Wednesday, October 11, 2017

Suicide Squad #27 Review and **SPOILERS**

Wouldn’t It Be “Task Force IX?”

Story: Rob Williams
Pencils: Barnaby Bagenda
Inks: Jay Leisten
Backup Story Artist: Wilfredo Torres
Colors: Adriano Lucas
Lettering: Pat Brosseau
Cover Artist: Stjepan Sejic
Cover Price: $2.99
On Sale Date: October 11, 2017


You have to wonder how cockamamie Black Ops like the Suicide Squad were even pitched to clandestine government brass in the first place. “Okay, so we’re going to employ incredibly dangerous supervillains, but wait, get this: we’re also going to pack their heads with explosives.” Makes you think of those nutty CIA plans to assassinate Fidel Castro, like planting exploding cigars in his office and using a chemical to make all of his hair fall out (more of a character assassination, that one.) Someone has to type up a memo and some kind of presentation before these concepts get green-lit!

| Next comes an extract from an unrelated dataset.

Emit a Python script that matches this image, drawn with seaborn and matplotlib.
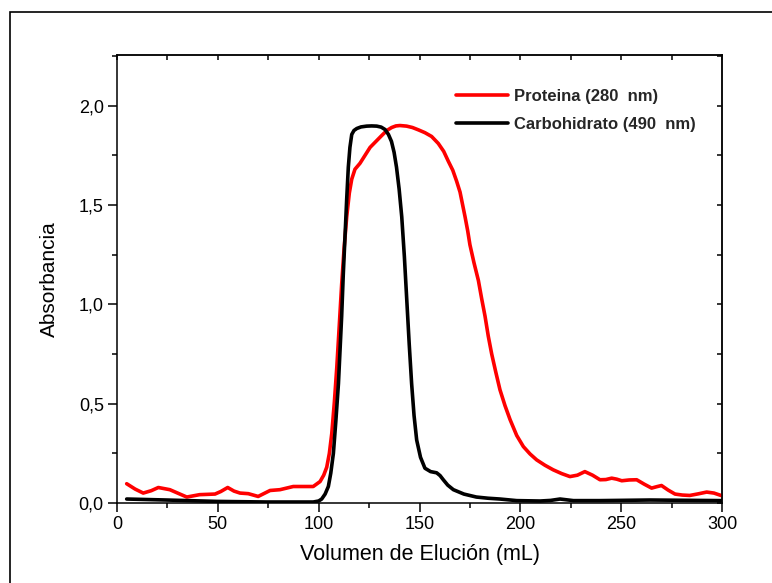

And maybe we’ll see some of that paperwork about the beginnings of Task Force X in Suicide Squad #27, which I have reviewed for your convenience! 

Explain It! 

A curious side-effect of historical research is the belief that one is reviewing the records and habits of a more primitive person. Even looking back a hundred, or fifty years ago, we have the impression that we’re more enlightened, more advanced than our forebears—and so will never succumb to their same collective hubris and tendencies. Of course, further research proves that history is cyclical, not linear, and indeed we are not above the lying, cheating, and ripping one another off that sullies our perceptions of the past. Case in point: we know for an actual fact that the CIA conducted drug experiments on U.S. citizens in a program called MK ULTRA. It is a matter of record that the FBI’s Cointelpro campaign specifically targeted Black Rights groups with the intent to diffuse them. Yet many of us accept at face value that these agencies do not engage in the same or similar practices today; that they have learned from their misdeeds, now exposed to the light of day, and promise to engage in only moralistic covert operations from now on. History does not bear this out.
After an unexpected explosion on the moon and an incursion into Belle Reve by a very cool-looking 1950s spider robot with “ARGENT” inscribed on the side, Waller sends half of our Squad (Katana as field leader, Harley Quinn, Captain Boomerang, and Killer Croc) into outer space to find out what all this hubbub is about, something not relished by Captain Boomerang and which always makes Killer Croc toss his cookies. Of course, Waller doesn’t mention that ARGENT was the original name of a splinter group of the original Task Force X, folks with super powers cajoled into government service just like our Suicide Squad. Well wouldja lookit that.
After Croc paints the inside of his space helmet with vomit and they jettison a smaller craft with which to cruise around the cosmos, they come upon a very old, dilapidated space station that, of course, must be investigated. Inside, a giant purple monster makes Boomerang soil himself, but is then made to evert to a more humanoid form by members of the original Suicide Squad: Rick Flag and Dr. Karin Grace! At that same moment, the rest of the squad (Deadshot, Enchantress, and El Diablo, to be specific) arrives at Area 51, since the spider robot had a map of the area in its hard drive or whatever. When they arrive, it’s a graveyard of airplanes…which may have one ghost. Also, Agent King Faraday is there, so that’s something.
I liked the possible double-entendre of using the government agency Argent as a red herring for the superhero half-alien Argent, if that’s indeed what has happened. It was a pleasant surprise to see that monstrous purple blob turn into something also recognizable as a character in the DCU…even if she doesn’t look the same way I remember last seeing her. The story is pretty solid, and there’s lots of opportunity for the character interactions that Rob Williams does so well. The backup story is two pages and reads more like an epilogue, so it doesn’t mess with the flow of anything. Nice issue. Not “knock my socks off” level, but pretty satisfying for what it is.

Bits and Pieces:

So you wanna know the secret history of the Suicide Squad, huh? Well, you won't find out what it is in this issue, but you'll get some tantalizing clues and the reveal of some classic characters from DC's world of covert agencies. Which, considering how many there are, could be any from a thousand people.